According to the New York Times story, however, the FBI had been keeping an eye on Veselnitskaya, who has been a leader in Russia’s efforts to overturn the Magnitsky Act, a 2012 law that created a blacklist of Russian officials suspected of human rights abuses, who are not permitted to enter the United States or use its banks.
Veselnitskaya was reportedly instrumental in creating the Human Rights Accountability Global Initiative Foundation (HRAGIF), a Delaware-based lobbying organization led by Rinat Akhmetshin, a former Soviet officer-turned-D.C. lobbyist who has been accused of working for Russia’s military intelligence agency, GRU.
In addition to repealing the Magnitsky Act — named for Russian whistleblower Sergei Magnitsky, who died mysteriously in prison after exposing the massive tax fraud and corruption scheme that was at the center of the U.S. case against Prevezon — HRAGIF’s objectives include presenting a more favorable (to the Kremlin) account of Magnitsky’s death and opposing passage of additional measures in the U.S. Congress aimed at Russian corruption.
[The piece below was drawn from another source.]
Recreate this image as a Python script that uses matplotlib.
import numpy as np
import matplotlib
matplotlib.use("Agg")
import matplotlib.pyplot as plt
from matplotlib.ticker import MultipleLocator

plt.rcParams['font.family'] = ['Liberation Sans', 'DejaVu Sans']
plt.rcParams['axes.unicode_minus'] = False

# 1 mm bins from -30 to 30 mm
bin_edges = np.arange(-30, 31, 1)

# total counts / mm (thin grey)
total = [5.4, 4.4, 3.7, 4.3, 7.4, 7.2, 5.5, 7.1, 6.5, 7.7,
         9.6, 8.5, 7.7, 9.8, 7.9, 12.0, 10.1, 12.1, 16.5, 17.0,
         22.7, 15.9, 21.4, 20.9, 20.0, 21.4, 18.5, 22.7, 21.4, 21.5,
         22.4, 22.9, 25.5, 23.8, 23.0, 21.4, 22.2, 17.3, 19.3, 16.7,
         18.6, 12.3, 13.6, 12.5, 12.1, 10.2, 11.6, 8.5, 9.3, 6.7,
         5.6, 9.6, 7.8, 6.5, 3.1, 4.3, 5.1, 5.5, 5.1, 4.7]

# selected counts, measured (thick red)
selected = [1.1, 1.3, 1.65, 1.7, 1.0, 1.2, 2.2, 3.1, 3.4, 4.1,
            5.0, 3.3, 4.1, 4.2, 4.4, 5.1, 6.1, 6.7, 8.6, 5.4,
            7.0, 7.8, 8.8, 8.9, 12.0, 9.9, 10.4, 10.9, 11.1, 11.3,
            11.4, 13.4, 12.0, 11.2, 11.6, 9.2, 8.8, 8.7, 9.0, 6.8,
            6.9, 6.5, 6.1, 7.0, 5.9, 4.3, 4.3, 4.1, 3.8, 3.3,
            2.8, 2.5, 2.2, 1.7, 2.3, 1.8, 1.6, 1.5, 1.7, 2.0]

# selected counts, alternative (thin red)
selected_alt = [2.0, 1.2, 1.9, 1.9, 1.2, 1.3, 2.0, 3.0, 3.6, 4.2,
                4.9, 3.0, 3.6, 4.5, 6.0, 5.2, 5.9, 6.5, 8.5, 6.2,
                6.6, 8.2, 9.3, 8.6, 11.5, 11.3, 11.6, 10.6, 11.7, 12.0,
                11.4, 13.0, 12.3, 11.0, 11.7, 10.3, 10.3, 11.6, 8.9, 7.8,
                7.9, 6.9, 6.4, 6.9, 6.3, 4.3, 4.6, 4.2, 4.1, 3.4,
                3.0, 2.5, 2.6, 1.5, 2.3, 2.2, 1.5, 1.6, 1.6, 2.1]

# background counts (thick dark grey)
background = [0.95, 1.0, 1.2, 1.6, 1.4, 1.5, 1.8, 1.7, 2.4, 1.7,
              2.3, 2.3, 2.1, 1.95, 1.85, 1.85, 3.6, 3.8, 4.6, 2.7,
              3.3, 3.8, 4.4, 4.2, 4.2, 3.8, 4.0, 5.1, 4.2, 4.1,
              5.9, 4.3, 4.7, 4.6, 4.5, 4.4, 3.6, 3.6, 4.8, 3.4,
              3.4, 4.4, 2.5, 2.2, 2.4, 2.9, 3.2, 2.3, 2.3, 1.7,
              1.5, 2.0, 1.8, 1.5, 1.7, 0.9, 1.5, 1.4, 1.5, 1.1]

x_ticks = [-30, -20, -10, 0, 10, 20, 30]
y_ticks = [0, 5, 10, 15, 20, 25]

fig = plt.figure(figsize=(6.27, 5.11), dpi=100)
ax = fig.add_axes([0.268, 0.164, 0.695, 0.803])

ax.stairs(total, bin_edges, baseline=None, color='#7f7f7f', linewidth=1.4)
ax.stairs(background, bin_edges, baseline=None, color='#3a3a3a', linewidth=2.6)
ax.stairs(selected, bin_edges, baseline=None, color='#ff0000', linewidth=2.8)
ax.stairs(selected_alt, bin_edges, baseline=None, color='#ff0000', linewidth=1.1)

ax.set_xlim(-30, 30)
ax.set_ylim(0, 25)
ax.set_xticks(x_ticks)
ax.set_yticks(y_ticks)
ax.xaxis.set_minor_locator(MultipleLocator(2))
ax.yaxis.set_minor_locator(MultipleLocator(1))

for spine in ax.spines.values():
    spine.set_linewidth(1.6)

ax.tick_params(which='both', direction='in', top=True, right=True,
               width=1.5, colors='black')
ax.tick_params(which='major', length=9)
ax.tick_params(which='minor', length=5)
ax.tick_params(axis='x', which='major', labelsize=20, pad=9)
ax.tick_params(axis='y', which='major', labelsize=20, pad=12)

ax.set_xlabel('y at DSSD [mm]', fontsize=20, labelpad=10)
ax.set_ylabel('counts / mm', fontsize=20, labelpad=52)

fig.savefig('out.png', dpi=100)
Veselnitskaya was allegedly involved in orchestrating U.S. screenings of an anti-Magnitsky film in June 2016, the same month she reportedly sought a meeting with then-presidential candidate Donald Trump’s oldest son.
Though Putin has been a vocal opponent of the Magnitsky Act since it was first considered in Congress, the Kremlin has denied any connection to Veselnitskaya, insisting that it was not even aware of her name.
Veselnitskaya did not respond to multiple requests for comment from Yahoo News, but she told the New York Times in a statement that she had “never acted on behalf of the Russian government.” She also denied discussing anything related to the presidential campaign during her meeting at Trump Tower — contradicting Trump Jr.’s own account of the meeting.